Pomegranate is developed as suite. It opens with the slow “Sillage” where Parker's dark bowed bass envelops the investigative, contemplative dynamics. It is followed by the African-tinged “Mangui Fii Reek (I am Still Here)”, where the unique telepathic understanding between Haynes and Morris shines, both continuing each other ideas even before they are fully formed. Later on the title piece Haynes and Parker share a dense, conversational interplay, beautifully intuitive and open-ended, shifting fast between moods and colors. The 17-minutes “Becoming” is a communal meditation on sounds and shifting dynamics, even Gamelan-sounding ones. The group returns to an African dance mode on “Crepuscular”, anchored by Parker and Smith hypnotic pulse. Only on the closing “Odysseus (Lashed to the Mast)” the accumulated energy of the group explodes with fast, fiery playing of all, transforming sounds into a means of release and freedom.

Highly recommended.

- Eyal Hareuveni

Stephen Haynes - Pomegranate

Trumpet and cornet player Stephen Haynes is one of those highly under-recorded musicians, but also a person who has great admiration for many other musicians, and lots of performance activities in various bands, and possibly all this leads to a humility which reduces his own published output. But when he does release music, it is of the best possible kind : high quality, strong musical vision and always in the company of great musicians. That was the case with "The Double Trio" from 2008, and "Parrhesia" from 2010, two easy to recommend albums.

On "Pomegranate", we find him again in the presence of Joe Morris on guitar and Warren Smith on drums and marimba, but with the addition of Ben Stapp on tuba and William Parker on bass. Quite a band!

Like in "Parrhesia", Haynes creates very light textures, with one or two instruments interacting, with precision and attention to the quality of the sound, with attention to little details. The musicians use their instruments also in a very sparse way. No sound is superfluous, no sound is a commodity, but they are all valuable elements in setting up the larger picture, a picture that is profound, both spiritually and emotionally, and a picture that despite its high level of improvisational abstraction is still extremely lyrical. And even when the trio has added bass and tuba to anchor the sound a little bit more, this does not increase the density of the sound, and at times even accentuate its apparent weightlessness.

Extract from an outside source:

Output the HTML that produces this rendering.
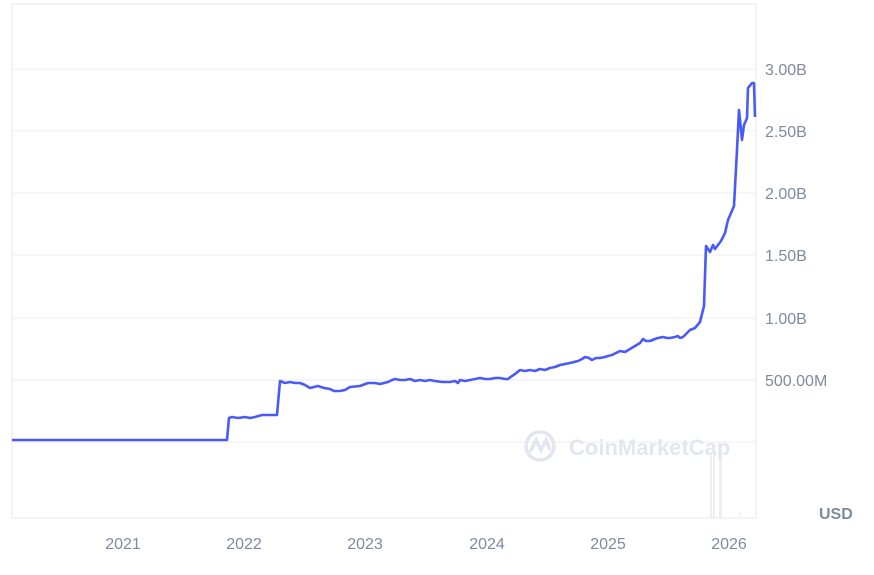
<!DOCTYPE html>
<html><head><style>
body{margin:0;background:#fff;width:874px;height:570px;overflow:hidden;font-family:"Liberation Sans",sans-serif}
</style></head><body>
<svg width="874" height="570" viewBox="0 0 874 570" xmlns="http://www.w3.org/2000/svg">
<rect x="12" y="4" width="744" height="514" fill="none" stroke="#eff1f4" stroke-width="1.5"/>
<g stroke="#eceef2" stroke-width="1">
<line x1="12" y1="69" x2="756" y2="69"/><line x1="12" y1="131" x2="756" y2="131"/>
<line x1="12" y1="193" x2="756" y2="193"/><line x1="12" y1="255" x2="756" y2="255"/>
<line x1="12" y1="318" x2="756" y2="318"/><line x1="12" y1="380" x2="756" y2="380"/>
<line x1="12" y1="442" x2="756" y2="442"/>
</g>
<g fill="#eceef3">
<rect x="710" y="455" width="2" height="63"/><rect x="713" y="455" width="2" height="63"/><rect x="719" y="455" width="3" height="63"/><rect x="739" y="512" width="1" height="6"/>
</g>
<g>
<circle cx="540" cy="446" r="14" fill="none" stroke="#e3e6ee" stroke-width="3.5"/>
<path d="M530 452 L536 440 L541 450 L546 440 L550 450" fill="none" stroke="#e3e6ee" stroke-width="3.5"/>
<text x="569" y="455" font-size="22" font-weight="bold" fill="#e3e6ee">CoinMarketCap</text>
</g>
<polyline fill="none" stroke="#4a5af7" stroke-width="2.6" stroke-linejoin="round" points="12,440 227,440 229,418 232,417 238,418 245,417 250,418 255,417 262,415 270,415 277,415 280,381 285,383 290,382 295,383 300,383 305,385 310,388 318,386 324,388 330,389 334,391 340,391 345,390 350,387 360,386 368,383 375,383 380,384 388,382 392,380 395,379 400,380 405,380 410,379 415,381 420,380 425,381 430,380 435,381 442,382 450,382 455,381 458,383 460,380 465,381 470,380 475,379 480,378 485,379 490,379 495,378 500,378 505,379 508,379 512,376 515,374 520,370 525,371 530,370 535,371 540,369 545,370 550,368 555,367 560,365 565,364 570,363 574,362 578,361 582,359 585,357 589,358 592,360 596,358 600,358 605,357 608,356 612,355 616,353 620,351 625,352 630,349 635,346 640,343 643,339 646,341 650,341 655,339 658,338 663,337 667,338 670,338 675,337 678,336 680,338 683,337 685,335 690,330 695,328 700,322 704,306 706,246 710,252 713,245 715,249 721,241 725,233 728,220 734,206 737,150 739,110 742,140 744,125 747,118 748,88 752,83 754,83 755,117"/>
<g font-size="16" fill="#808a9d">
<text x="765" y="75">3.00B</text><text x="765" y="137">2.50B</text>
<text x="765" y="199">2.00B</text><text x="765" y="261">1.50B</text>
<text x="765" y="324">1.00B</text><text x="765" y="386">500.00M</text>
<text x="819" y="519" font-weight="bold">USD</text>
</g>
<g font-size="16" fill="#808a9d" text-anchor="middle">
<text x="123" y="549">2021</text><text x="244" y="549">2022</text><text x="365" y="549">2023</text>
<text x="487" y="549">2024</text><text x="608" y="549">2025</text><text x="729" y="549">2026</text>
</g>
</svg>
</body></html>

The album is dedicated to Bill Dixon, Haynes' teacher, mentor and friend for many years.

"Sillage" starts with a deep almost primeval sound of bowed bass, tuba and drums, conjuring up sounds that defy categorisation, non-linear, dissonant, a-rhythmic, yet organically growing towards each other, growling as if something is coming to life.

"Mangui Fii Reek" is based on an African rhythm, solidly anchored by William Parker's bass, joyfully joined by sparse and fresh guitar chords and piercing trumpet tones, supported by rhythmic little percussion by Smith, but all of this in a very soft-spoken way, almost without weight despite the explicit rhythm, flowing forward naturally and gently.

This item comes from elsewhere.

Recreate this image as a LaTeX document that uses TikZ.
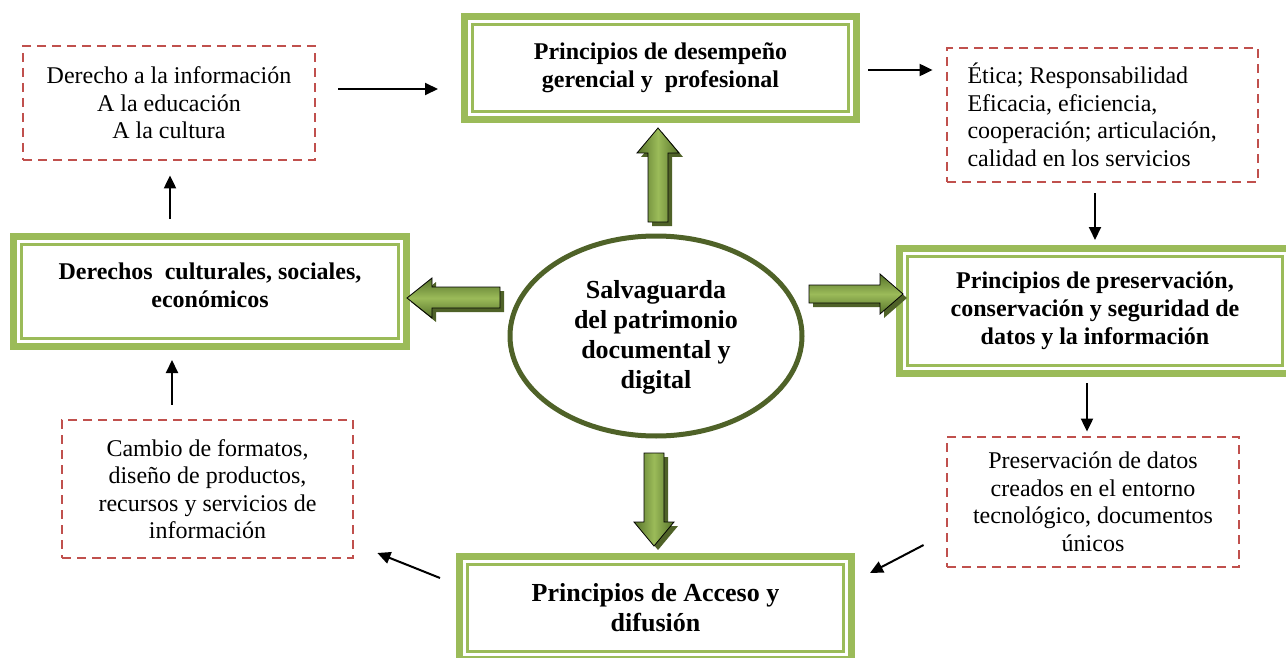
\documentclass[tikz,border=0pt]{standalone}
\usepackage{fontspec}
\setmainfont{Liberation Serif}
\usetikzlibrary{arrows.meta,shapes.geometric}
\definecolor{framegreen}{HTML}{9BBB59}
\definecolor{ellgreen}{HTML}{4F6228}
\definecolor{dashred}{HTML}{C0504D}
\definecolor{ardark}{HTML}{56722A}
\definecolor{arlight}{HTML}{9BBB59}
\begin{document}
\begin{tikzpicture}[x=1pt,y=-1pt,
  frame/.style={draw=framegreen, line width=7pt, fill=white, inner sep=0pt, align=center,
    font=\fontsize{24pt}{28pt}\selectfont\bfseries},
  innerframe/.style={draw=framegreen, line width=2.5pt},
  dbox/.style={draw=dashred, line width=2.8pt, dash pattern=on 9pt off 6pt, inner sep=0pt,
    font=\fontsize{24pt}{27.5pt}\selectfont},
  conn/.style={line width=2pt, -{Triangle[length=13pt,width=12pt]}},
  arrshadow/.style={fill=ellgreen},
  arrbody/.style={draw=black, line width=0.8pt},
  vshade/.style={left color=ardark, right color=ardark, middle color=arlight},
  hshade/.style={top color=ardark, bottom color=ardark, middle color=arlight},
]
\useasboundingbox (0,0) rectangle (1286,658);

% frames
\node[frame, minimum width=392pt, minimum height=103pt] (des) at (660.5,68)
  {Principios de desempeño\\gerencial y\ \ profesional};
\node[frame, minimum width=393pt, minimum height=110pt] (der) at (210,291.5)
  {Derechos\ \ culturales, sociales,\\económicos\\[-16pt]};
\node[frame, minimum width=391pt, minimum height=125pt] (pres) at (1095,311)
  {Principios de preservación,\\conservación y seguridad de\\datos y la información};
\node[frame, minimum width=392pt, minimum height=103pt, font=\fontsize{26pt}{30pt}\selectfont\bfseries] (acc) at (655.5,608)
  {Principios de Acceso y\\difusión};
\foreach \n in {des,der,pres,acc}
  \draw[innerframe] ([shift={(11.5pt,-11.5pt)}]\n.north west) rectangle ([shift={(-11.5pt,11.5pt)}]\n.south east);

% central ellipse
\node[ellipse, draw=ellgreen, line width=5pt, fill=white, minimum width=292pt, minimum height=200pt, inner sep=0pt] (ell) at (656,336) {};
\node[font=\fontsize{26pt}{30pt}\selectfont\bfseries, align=center, inner sep=0pt] (elltxt) at (656,337)
  {Salvaguarda\\del patrimonio\\documental y\\digital};

% dashed boxes
\node[dbox, minimum width=292pt, minimum height=114pt, align=center] (tl) at (169,103)
  {Derecho a la información\\A la educación\\A la cultura};
\node[dbox, minimum width=311pt, minimum height=134pt, text width=270pt, align=flush left] (tr) at (1102.5,115)
  {Ética; Responsabilidad\\Eficacia, eficiencia,\\cooperación; articulación,\\calidad en los servicios};
\node[dbox, minimum width=292pt, minimum height=130pt, align=center] (br) at (1093,502)
  {Preservación de datos\\creados en el entorno\\tecnológico, documentos\\únicos};
\node[dbox, minimum width=291pt, minimum height=138pt, align=center] (bl) at (207.5,489)
  {Cambio de formatos,\\diseño de productos,\\recursos y servicios de\\información};

% black connectors
\draw[conn] ([xshift=22pt,yshift=14pt]tl.east) -- ([xshift=-23pt,yshift=-21pt]des.west);
\draw[conn] ([xshift=8pt,yshift=-2pt]des.east) -- ([xshift=-13pt,yshift=45pt]tr.west);
\draw[conn] ([xshift=-7.5pt,yshift=-10pt]tr.south) -- ([yshift=5pt]pres.north);
\draw[conn] ([xshift=-8pt,yshift=-6pt]pres.south) -- ([xshift=-6pt,yshift=4pt]br.north);
\draw[conn] ([xshift=-22pt,yshift=-43pt]br.west) -- ([xshift=15pt,yshift=35pt]acc.east);
\draw[conn] ([xshift=-16pt,yshift=30pt]acc.west) -- ([xshift=23pt,yshift=-64pt]bl.east);
\draw[conn] ([xshift=-35.5pt,yshift=14pt]bl.north) -- ([xshift=-38pt,yshift=-10pt]der.south);
\draw[conn] ([xshift=-40pt,yshift=14pt]der.north) -- ([xshift=1pt,yshift=-14pt]tl.south);

% green block arrows (shadow, then body)
\def\uparr{(648,222) -- (648,153) -- (637,153) -- (658,128) -- (679,153) -- (668,153) -- (668,222) -- cycle}
\def\downarr{(644,453) -- (664,453) -- (664,522) -- (674,522) -- (654,546) -- (634,522) -- (644,522) -- cycle}
\def\rightarr{(809,285) -- (880,285) -- (880,274) -- (903,294) -- (880,314) -- (880,303) -- (809,303) -- cycle}
\def\leftarr{(500,287) -- (432,287) -- (432,278) -- (407,298) -- (432,318) -- (432,308) -- (500,308) -- cycle}
\fill[arrshadow, shift={(4pt,-4pt)}] \uparr;
\path[arrbody, vshade] \uparr;
\fill[arrshadow, shift={(4pt,-4pt)}] \downarr;
\path[arrbody, vshade] \downarr;
\fill[arrshadow, shift={(4pt,-4pt)}] \rightarr;
\path[arrbody, hshade] \rightarr;
\fill[arrshadow, shift={(4pt,-4pt)}] \leftarr;
\path[arrbody, hshade] \leftarr;
\end{tikzpicture}
\end{document}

"Pomegranate" is clearly written with Bill Dixon in mind, Haynes' long-time teacher and musical colleague and friend, with trumpet blasts that are short and determined, opening up the music to new possibilities also from the other musicians, leading to free form intensity. Bill Dixon had a certain austerity in his tone, which Stephen Haynes doesn't have.

"Becoming" a long and meandering song, with some trumpet sounds that are reminiscent of Lester Bowie, as is the case on "Crepuscular", which sounds again quiet and African, with William Parker Parker playing a steady vamp, supported by Smith on marimba and the trumpet sounds just marvellous, as is Joe Morris' precise playing.

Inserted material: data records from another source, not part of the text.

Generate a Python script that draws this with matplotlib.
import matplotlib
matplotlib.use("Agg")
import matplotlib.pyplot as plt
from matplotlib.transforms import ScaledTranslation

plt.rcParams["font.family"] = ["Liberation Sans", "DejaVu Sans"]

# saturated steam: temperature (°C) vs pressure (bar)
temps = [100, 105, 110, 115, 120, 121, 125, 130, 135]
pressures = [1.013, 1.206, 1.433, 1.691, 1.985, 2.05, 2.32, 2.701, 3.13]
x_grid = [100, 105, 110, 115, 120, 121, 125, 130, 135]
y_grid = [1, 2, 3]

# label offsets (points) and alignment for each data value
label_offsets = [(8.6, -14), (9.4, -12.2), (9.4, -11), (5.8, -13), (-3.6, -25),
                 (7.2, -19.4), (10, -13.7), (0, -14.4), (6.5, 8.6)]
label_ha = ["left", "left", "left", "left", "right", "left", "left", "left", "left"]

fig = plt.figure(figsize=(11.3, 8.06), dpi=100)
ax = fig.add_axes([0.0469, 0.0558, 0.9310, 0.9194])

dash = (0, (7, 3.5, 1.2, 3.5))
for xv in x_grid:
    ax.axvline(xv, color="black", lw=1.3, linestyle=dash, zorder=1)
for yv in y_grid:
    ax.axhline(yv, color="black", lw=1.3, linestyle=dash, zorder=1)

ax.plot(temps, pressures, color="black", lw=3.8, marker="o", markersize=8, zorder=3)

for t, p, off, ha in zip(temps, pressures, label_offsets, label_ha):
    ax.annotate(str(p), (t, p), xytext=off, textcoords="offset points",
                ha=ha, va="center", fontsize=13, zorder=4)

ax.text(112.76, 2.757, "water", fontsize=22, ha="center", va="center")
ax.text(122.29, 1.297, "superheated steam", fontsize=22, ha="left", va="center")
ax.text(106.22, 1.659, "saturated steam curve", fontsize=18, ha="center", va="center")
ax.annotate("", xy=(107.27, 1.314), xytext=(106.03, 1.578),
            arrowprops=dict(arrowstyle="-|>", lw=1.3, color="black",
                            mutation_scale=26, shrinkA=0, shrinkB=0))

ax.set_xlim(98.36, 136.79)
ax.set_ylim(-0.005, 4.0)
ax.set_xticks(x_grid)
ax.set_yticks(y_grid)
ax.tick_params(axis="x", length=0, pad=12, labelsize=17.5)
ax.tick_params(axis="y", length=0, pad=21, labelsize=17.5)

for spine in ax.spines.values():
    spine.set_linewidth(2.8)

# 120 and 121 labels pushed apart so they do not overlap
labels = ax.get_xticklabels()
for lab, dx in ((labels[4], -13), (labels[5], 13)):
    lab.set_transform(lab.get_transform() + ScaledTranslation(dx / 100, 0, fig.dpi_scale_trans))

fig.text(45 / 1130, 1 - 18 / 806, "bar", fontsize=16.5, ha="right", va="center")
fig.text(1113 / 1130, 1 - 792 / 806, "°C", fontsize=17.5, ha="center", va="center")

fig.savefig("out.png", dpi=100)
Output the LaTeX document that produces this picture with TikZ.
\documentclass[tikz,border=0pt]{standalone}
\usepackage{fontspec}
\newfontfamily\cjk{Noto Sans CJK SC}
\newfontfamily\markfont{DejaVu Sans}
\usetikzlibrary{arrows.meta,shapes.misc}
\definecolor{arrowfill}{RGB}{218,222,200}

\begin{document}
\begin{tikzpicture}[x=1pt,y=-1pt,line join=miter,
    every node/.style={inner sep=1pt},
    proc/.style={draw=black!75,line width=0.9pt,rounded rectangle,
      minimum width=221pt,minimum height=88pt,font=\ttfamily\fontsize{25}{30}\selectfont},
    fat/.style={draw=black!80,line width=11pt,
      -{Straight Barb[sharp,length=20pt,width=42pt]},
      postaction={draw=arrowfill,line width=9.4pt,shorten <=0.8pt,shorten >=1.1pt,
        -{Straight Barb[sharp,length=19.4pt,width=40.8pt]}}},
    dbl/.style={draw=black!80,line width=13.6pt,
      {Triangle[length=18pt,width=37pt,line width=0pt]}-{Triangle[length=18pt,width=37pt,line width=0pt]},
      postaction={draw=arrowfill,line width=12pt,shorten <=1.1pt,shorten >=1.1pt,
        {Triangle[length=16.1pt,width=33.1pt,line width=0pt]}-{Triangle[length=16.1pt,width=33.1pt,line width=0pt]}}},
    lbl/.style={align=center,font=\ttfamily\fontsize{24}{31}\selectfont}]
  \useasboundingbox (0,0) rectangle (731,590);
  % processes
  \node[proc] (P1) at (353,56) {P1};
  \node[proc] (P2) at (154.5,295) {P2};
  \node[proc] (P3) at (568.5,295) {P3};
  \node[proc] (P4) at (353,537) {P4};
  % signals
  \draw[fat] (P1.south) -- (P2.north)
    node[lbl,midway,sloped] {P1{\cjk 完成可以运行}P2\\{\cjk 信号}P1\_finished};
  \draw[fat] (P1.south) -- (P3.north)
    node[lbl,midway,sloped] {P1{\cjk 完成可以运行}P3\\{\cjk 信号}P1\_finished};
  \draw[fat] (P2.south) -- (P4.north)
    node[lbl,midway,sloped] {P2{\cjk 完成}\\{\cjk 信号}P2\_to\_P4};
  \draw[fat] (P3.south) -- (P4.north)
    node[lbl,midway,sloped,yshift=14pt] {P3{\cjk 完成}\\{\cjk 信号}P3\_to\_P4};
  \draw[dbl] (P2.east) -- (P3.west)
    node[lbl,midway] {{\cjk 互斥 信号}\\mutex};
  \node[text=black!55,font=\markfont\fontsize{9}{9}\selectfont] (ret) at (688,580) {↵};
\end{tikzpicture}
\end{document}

"Odysseus" is intense, evocating the struggle of the Greek hero tied to the mast of his ship upon his own request so that he can listen to the sirens without risking his life.

Wow, I listened to this album a lot, and I will continue to do so. Its approach is innovative because of its highly open-textured and lightfooted nature, the tight interaction between five musicians who know exactly what do in this specific context, demonstrating the versatility of their skills, yet the real kudos should go to Stephen Haynes himself, not only for his superb playing but for his musical vision, which is all his own - despite the Bill Dixon tribute aspect - and his skill to have the other four musicians on the same wavelength to deliver this vision with such clarity and beauty.

- Stef


Peter Vizzutti said...

Stephen Haynes played also on the Dixon albums In Italy I and II (Soul Note)


allan said...

This CD has been on and off my player for the last couple of weeks and I absolutely love it.
There is a quiet, mysterious, almost hypnotic air about the recording that really appeals to me and I sincerely hope this is the beginning of a higher profile for Stephen Haynes.
Apart from the dreadful spoken word on the track "Yet And Still" the earlier CD (Parrhesia) is also highly recommended listening.

Dan said...

I've been a huge Dixon fan for a long time, and became aware of Stephen Haynes through his appearances on Dixon's late albums. I didn't fully appreciate just how striking his playing was until I saw him live a few times. Even surrounded by legends like Morris or Evan Parker, it's hard not to have your focus drawn to Haynes' remarkably thoughtful approach. So glad that he's able to get more of his own music out into the world.